In most two-part films, each part is a self-contained story so that viewers can enjoy it even if they watch only the second part.

Solomon's Perjury is an exception to this rule. Since it is the film version of a mystery novel, the story does not conclude at the end of the first part.

Said Shuhei Akita, the film's producer: "There was a risk that people might shy away from the work because they felt they would have to see both parts. If you try to make a film (version of this novel) without losing the essence of the original story, it would take five hours, at least. From the production point of view, it was inevitable to make a two-part film."

If moviegoers see both parts, box office revenue doubles. Films made in two parts can have an epic feel to them.

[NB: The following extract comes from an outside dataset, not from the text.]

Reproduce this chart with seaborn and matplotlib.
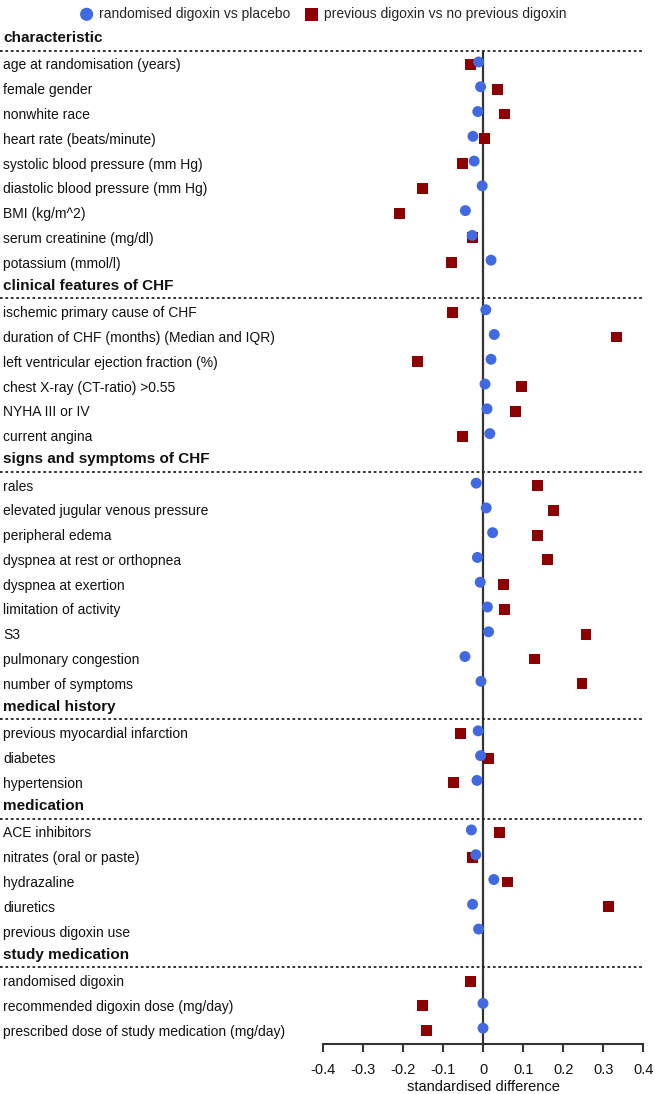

As both parts are often shot back-to-back, it is also possible to cut production costs.

Less time and money are required as cast and staff members are assembled for both parts, rather than have them come back for the second film. Sets and props can also be used for both parts, and post-production work - such as adding visual effects - can run smoothly as well.

Mr Yamauchi said cost-cutting has other benefits. "Since we can inject more from the budget into specific areas of the film, the work's quality becomes better," he said. "Manga fans are very discerning. They won't be convinced with a half-baked work."

The two parts of Death Note were released 4½ months apart in Japan. In the cases of Solomon's Perjury and Attack On Titan, the interval between both parts has been reduced to five to seven weeks.

If the interval between parts is about three months or even six months, the DVD for the first part may become available for rent, or it may be broadcast on regular Japanese TV. Then those who have missed the first part when it was in theatres may go see the second part. This trend can be seen with Death Note, the first part of which earned 2.85 billion yen at the box office while the second part took in 5.2 billion yen.

"But it's hard to keep moviegoers interested in one work as new films are released one after another. Their interest (in a two-part film) is at the highest level immediately after seeing the first part," said Mr Yamauchi.

Two-part films can cut publicity costs as well. All the publicity can be concentrated at the time of the release of the first part, which in itself becomes a publicity tool for the second part.

Fans also want to see both parts in quick succession. This was particularly so with Solomon's Perjury, a murder mystery.

"We released the second part while the first part was still showing in cinemas (in Japan)," Mr Akita said. "Most of the cinemas where both parts were shown agreed to continue showing the first part during the first week of the second part's release."